Despite this climate, the practice has several times been called into question (McAuliffe 1995; Mirakhur 1978). These early studies are small and predominantly anaesthesia based, but in some countries surveys from the 1990s suggested that the pendulum was swinging and routine use of atropine was not common practice (Parnis 1994; Warde 1995). Despite this, national guidelines recommended the routine use of atropine in specific paediatric populations. Prompted by this resistance to change, a narrative review was completed by Fleming. The review examined the previous literature and proposed that: “atropine premedication for emergency department rapid sequence intubation is unnecessary and should not be viewed as ‘standard of care’” (Fleming 2005). A retrospective cohort study, published in 2004, also concluded that pretreatment with atropine did not always prevent bradycardia (Fastle 2004). This study was included in a “BestBET” on the topic and published in 2007 examining the effectiveness of atropine to reduce reflex bradycardia during rapid sequence induction. The authors went on to conclude that the incidence of bradycardia was less frequent than previously reported, that hypoxia was likely to be the main contributing factor to bradycardia, and that there was evidence suggesting the use of atropine was unnecessary (Bean 2007).

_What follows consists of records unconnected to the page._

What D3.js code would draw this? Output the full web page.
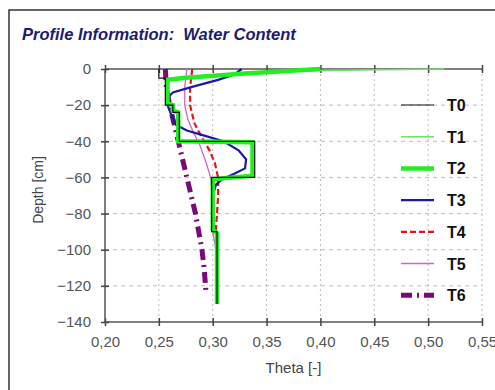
<!DOCTYPE html>
<html>
<head>
<meta charset="utf-8">
<script src="https://cdn.jsdelivr.net/npm/d3@7"></script>
<style>
  body { margin: 0; background: #fff; }
  svg { display: block; font-family: Arial, "Liberation Sans", sans-serif; }
</style>
</head>
<body>
<div class="svgContainer"></div>
<script>
// series names in legend order
const seriesNames = ['T0', 'T1', 'T2', 'T3', 'T4', 'T5', 'T6'];

// each profile: [theta, depth]
const t0 = [[0.25, 0], [0.25, -5], [0.256, -5], [0.256, -20], [0.263, -20], [0.263, -24], [0.269, -24],
  [0.269, -40], [0.339, -40], [0.339, -60], [0.299, -60], [0.299, -90], [0.304, -90], [0.304, -130]];
const t1 = [[0.515, 0], [0.40, -0.8], [0.32, -2.5], [0.27, -4.5], [0.258, -6], [0.258, -19], [0.263, -20],
  [0.263, -23], [0.268, -24], [0.268, -40], [0.336, -41], [0.336, -59], [0.30, -61], [0.30, -89],
  [0.304, -91], [0.304, -130]];
const t2 = [[0.40, 0], [0.33, -2.5], [0.275, -4.8], [0.258, -6], [0.258, -19], [0.263, -20], [0.263, -23],
  [0.268, -24], [0.268, -40], [0.337, -40.5], [0.337, -59], [0.30, -61], [0.30, -89], [0.304, -91],
  [0.304, -130]];
const t3 = [[0.327, 0], [0.32, -3], [0.305, -6], [0.28, -10], [0.263, -13], [0.258, -16], [0.258, -20],
  [0.262, -26], [0.266, -31], [0.276, -34], [0.293, -37], [0.31, -40], [0.324, -45], [0.331, -50],
  [0.33, -55], [0.32, -58], [0.309, -61], [0.303, -64], [0.30, -70], [0.30, -89], [0.304, -91],
  [0.304, -130]];
const t4 = [[0.281, 0], [0.279, -10], [0.279, -20], [0.283, -30], [0.29, -38], [0.297, -45], [0.302, -52],
  [0.305, -60], [0.305, -70], [0.304, -80], [0.303, -88], [0.304, -100], [0.304, -130]];
const t5 = [[0.276, 0], [0.274, -10], [0.274, -20], [0.277, -28], [0.282, -35], [0.288, -42], [0.294, -52],
  [0.298, -60], [0.30, -70], [0.30, -90], [0.303, -100], [0.303, -130]];
const t6 = [[0.256, 0], [0.257, -10], [0.26, -20], [0.264, -30], [0.268, -40], [0.272, -50], [0.276, -60],
  [0.28, -70], [0.284, -80], [0.287, -90], [0.29, -100], [0.292, -110], [0.294, -125]];

const xTicks = [0.20, 0.25, 0.30, 0.35, 0.40, 0.45, 0.50, 0.55];
const yTicks = [0, -20, -40, -60, -80, -100, -120, -140];

const width = 495;
const height = 390;
const plotLeft = 105, plotRight = 482, plotTop = 69, plotBottom = 322;

const styles = {
  T0: { color: '#111', w: 1.2, dash: null },
  T1: { color: '#6fe06f', w: 1.5, dash: null },
  T2: { color: '#22ee22', w: 4.5, dash: null },
  T3: { color: '#1a1aa0', w: 2.2, dash: null },
  T4: { color: '#ee1111', w: 2.2, dash: '6,3' },
  T5: { color: '#cc66cc', w: 1.3, dash: null },
  T6: { color: '#7a0a7a', w: 5, dash: '11,5,2,5' }
};
const data = { T0: t0, T1: t1, T2: t2, T3: t3, T4: t4, T5: t5, T6: t6 };

const svg = d3.select('.svgContainer').append('svg')
  .attr('width', width)
  .attr('height', height);

// outer frame
svg.append('path')
  .attr('d', 'M9,390 L9,10 L495,10')
  .attr('fill', 'none')
  .attr('stroke', '#333')
  .attr('stroke-width', 1.5);

svg.append('text')
  .attr('x', 22)
  .attr('y', 40)
  .attr('font-size', 16.5)
  .attr('font-weight', 'bold')
  .attr('font-style', 'italic')
  .attr('fill', '#1c1c6e')
  .style('white-space', 'pre')
  .text('Profile Information:  Water Content');

const scaleX = d3.scaleLinear().domain([0.20, 0.55]).range([plotLeft, plotRight]);
const scaleY = d3.scaleLinear().domain([0, -140]).range([plotTop, plotBottom]);

// grid
svg.append('g').selectAll('line')
  .data(xTicks.slice(1))
  .enter().append('line')
  .attr('x1', d => scaleX(d)).attr('x2', d => scaleX(d))
  .attr('y1', plotTop).attr('y2', plotBottom)
  .attr('stroke', '#bbb').attr('stroke-dasharray', '2,3');

svg.append('g').selectAll('line')
  .data(yTicks.slice(1, -1))
  .enter().append('line')
  .attr('x1', plotLeft).attr('x2', plotRight)
  .attr('y1', d => scaleY(d)).attr('y2', d => scaleY(d))
  .attr('stroke', '#bbb').attr('stroke-dasharray', '4,4');

// axes
const fmt = d => d3.format('.2f')(d).replace('.', ',');
const xAxis = d3.axisBottom(scaleX).tickValues(xTicks).tickFormat(fmt).tickSize(4).tickPadding(10);
const xAxisTop = d3.axisTop(scaleX).tickValues(xTicks).tickFormat('').tickSize(4);
const yAxis = d3.axisLeft(scaleY).tickValues(yTicks).tickSize(4).tickPadding(10);

function styleAxis(g) {
  g.select('.domain').attr('stroke', '#555').attr('stroke-width', 1.5);
  g.selectAll('.tick line').attr('stroke', '#444').attr('stroke-width', 1.5);
  g.selectAll('.tick text').attr('font-size', 15).attr('fill', '#555')
    .attr('font-family', 'Arial, "Liberation Sans", sans-serif');
}

const gx = svg.append('g').attr('transform', 'translate(0,' + plotBottom + ')').call(xAxis);
styleAxis(gx);
gx.selectAll('.tick line').attr('y1', -4);
gx.select('.domain').attr('d', 'M' + plotLeft + ',0H' + plotRight);

const gxt = svg.append('g').attr('transform', 'translate(0,' + plotTop + ')').call(xAxisTop);
styleAxis(gxt);
gxt.selectAll('.tick line').attr('y1', 4);
gxt.select('.domain').attr('d', 'M' + plotLeft + ',0H' + plotRight);

const gy = svg.append('g').attr('transform', 'translate(' + plotLeft + ',0)').call(yAxis);
styleAxis(gy);
gy.selectAll('.tick line').attr('x1', 4);
gy.select('.domain').attr('d', 'M0,' + plotTop + 'V' + plotBottom);

svg.append('text')
  .attr('x', (plotLeft + plotRight) / 2)
  .attr('y', 373)
  .attr('text-anchor', 'middle')
  .attr('font-size', 15)
  .attr('fill', '#444')
  .text('Theta [-]');

svg.append('text')
  .attr('transform', 'translate(43,' + 190 + ') rotate(-90)')
  .attr('text-anchor', 'middle')
  .attr('font-size', 14)
  .attr('fill', '#444')
  .text('Depth [cm]');

// profiles
const line = d3.line().x(d => scaleX(d[0])).y(d => scaleY(d[1]));
const drawOrder = ['T6', 'T5', 'T4', 'T3', 'T1', 'T2', 'T0'];
const plot = svg.append('g');
drawOrder.forEach(name => {
  const s = styles[name];
  plot.append('path')
    .datum(data[name])
    .attr('d', line)
    .attr('fill', 'none')
    .attr('stroke', s.color)
    .attr('stroke-width', s.w)
    .attr('stroke-dasharray', s.dash);
});

// legend
const legend = svg.append('g');
seriesNames.forEach((name, i) => {
  const s = styles[name];
  const y = 105 + i * 31.7;
  legend.append('line')
    .attr('x1', 401).attr('x2', 434)
    .attr('y1', y).attr('y2', y)
    .attr('stroke', s.color)
    .attr('stroke-width', s.w)
    .attr('stroke-dasharray', s.dash);
  legend.append('text')
    .attr('x', 447)
    .attr('y', y + 6)
    .attr('font-size', 16)
    .attr('font-weight', 'bold')
    .attr('fill', '#111')
    .text(name);
});
</script>
</body>
</html>
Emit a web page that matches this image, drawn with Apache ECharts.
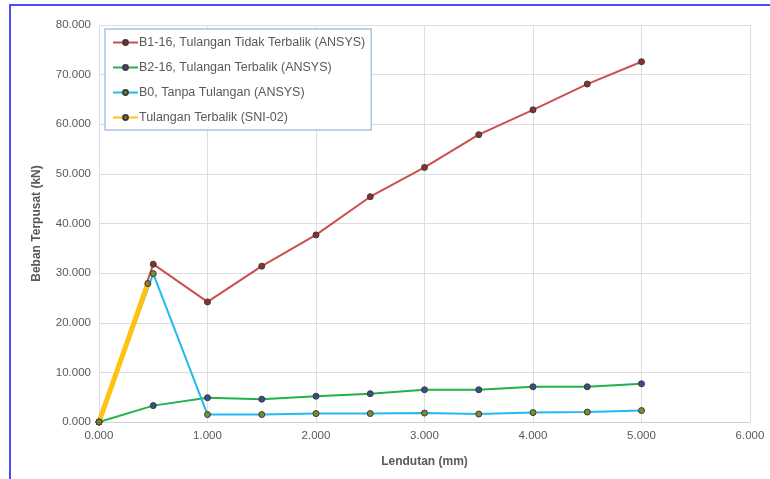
<!DOCTYPE html>
<html>
<head>
<meta charset="utf-8">
<script src="https://cdn.jsdelivr.net/npm/echarts@6/dist/echarts.min.js"></script>
<style>
html,body{margin:0;padding:0;background:#fff;}
#chart{width:770px;height:479px;}
</style>
</head>
<body>
<div id="chart"></div>
<script>
const seriesNames = [
  'B1-16, Tulangan Tidak Terbalik (ANSYS)',
  'B2-16, Tulangan Terbalik (ANSYS)',
  'B0, Tanpa Tulangan (ANSYS)',
  'Tulangan Terbalik (SNI-02)'
];
const deflection = [0, 0.5, 1.0, 1.5, 2.0, 2.5, 3.0, 3.5, 4.0, 4.5, 5.0];
const loadB1 = [0, 31.8, 24.2, 31.4, 37.7, 45.4, 51.3, 57.9, 62.9, 68.1, 72.6];
const loadB2 = [0, 3.3, 4.9, 4.6, 5.2, 5.7, 6.5, 6.5, 7.1, 7.1, 7.7];
const loadB0 = [0, 29.9, 1.5, 1.5, 1.7, 1.7, 1.8, 1.6, 1.9, 2.0, 2.3];
const sniDeflection = [0, 0.45];
const sniLoad = [0, 27.9];
const xTicks = [0, 1, 2, 3, 4, 5, 6];
const yTicks = [0, 10, 20, 30, 40, 50, 60, 70, 80];

const pairs = (xs, ys) => xs.map((x, i) => [x, ys[i]]);
const font = '"Liberation Sans", Arial, sans-serif';
const textGray = '#595959';

const chart = echarts.init(document.getElementById('chart'), null, {renderer: 'canvas'});

function mkSeries(name, data, lineColor, markerColor, width) {
  return {
    name: name,
    type: 'line',
    data: data,
    symbol: 'circle',
    symbolSize: 6,
    showSymbol: true,
    lineStyle: {color: lineColor, width: width},
    itemStyle: {color: markerColor, borderColor: '#3a3a3a', borderWidth: 1},
    emphasis: {disabled: true},
    animation: false
  };
}

chart.setOption({
  backgroundColor: '#ffffff',
  animation: false,
  grid: {left: 99, right: 20, top: 25, bottom: 57, containLabel: false},
  legend: {
    orient: 'vertical',
    left: 105,
    top: 29,
    padding: [7, 6, 6, 7],
    itemGap: 12,
    itemWidth: 25,
    itemHeight: 6,
    borderColor: '#a9c4e8',
    borderWidth: 1.5,
    backgroundColor: '#ffffff',
    textStyle: {color: textGray, fontSize: 12.5, fontFamily: font, padding: [0, 0, 0, -4]},
    data: seriesNames
  },
  xAxis: {
    type: 'value',
    min: 0, max: 6, interval: 1,
    name: 'Lendutan (mm)',
    nameLocation: 'middle',
    nameGap: 34,
    nameTextStyle: {color: textGray, fontSize: 12, fontWeight: 'bold', fontFamily: font},
    axisLine: {show: true, lineStyle: {color: '#d0d0d0', width: 1}},
    axisTick: {show: false},
    splitLine: {show: true, lineStyle: {color: '#dedede', width: 1}},
    axisLabel: {
      color: textGray, fontSize: 11.5, fontFamily: font, margin: 8,
      formatter: v => xTicks.includes(v) ? v.toFixed(3) : ''
    }
  },
  yAxis: {
    type: 'value',
    min: 0, max: 80, interval: 10,
    name: 'Beban Terpusat (kN)',
    nameLocation: 'middle',
    nameGap: 56,
    nameTextStyle: {color: textGray, fontSize: 12, fontWeight: 'bold', fontFamily: font},
    axisLine: {show: false},
    axisTick: {show: false},
    splitLine: {show: true, lineStyle: {color: '#dedede', width: 1}},
    axisLabel: {
      color: textGray, fontSize: 11.5, fontFamily: font, margin: 8,
      formatter: v => yTicks.includes(v) ? v.toFixed(3) : ''
    }
  },
  series: [
    mkSeries(seriesNames[0], pairs(deflection, loadB1), '#c9504f', '#8e2f2f', 2),
    mkSeries(seriesNames[1], pairs(deflection, loadB2), '#22b14c', '#35508f', 2),
    mkSeries(seriesNames[2], pairs(deflection, loadB0), '#24b8f2', '#7d8c33', 2),
    mkSeries(seriesNames[3], pairs(sniDeflection, sniLoad), '#ffc20e', '#8d7a2a', 5)
  ],
  graphic: [
    {type: 'line', shape: {x1: 10, y1: 5, x2: 10, y2: 479}, style: {stroke: '#4b4bff', lineWidth: 2}, silent: true},
    {type: 'line', shape: {x1: 9, y1: 5, x2: 770, y2: 5}, style: {stroke: '#4b4bff', lineWidth: 2}, silent: true}
  ]
});
</script>
</body>
</html>
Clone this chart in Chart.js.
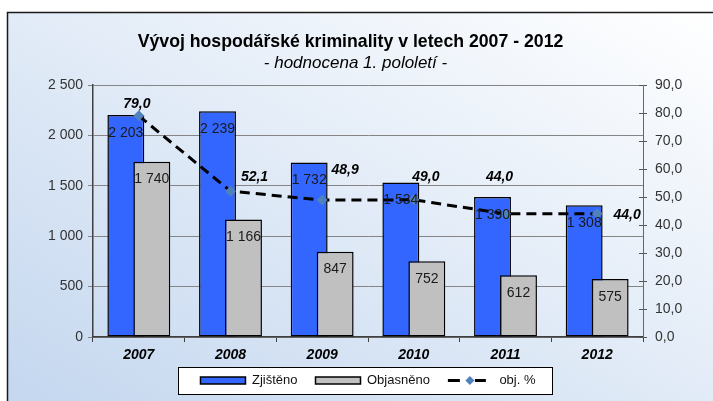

Reflective of the contradictory climate, some paediatric texts acknowledge the lack of evidence surrounding the issue but maintain the recommendation (Fleisher 2010), while others no longer recommend routine use of atropine in the paediatric intubation sequence (Walls 2008). While recent publications raise the issue, the authors of this paper believe that a more rigorous look at the literature is warranted. Therefore, the current contradictory recommendation regarding the role of atropine in endotracheal intubation of children demands a formalized systematic review to synthesize the existing evidence.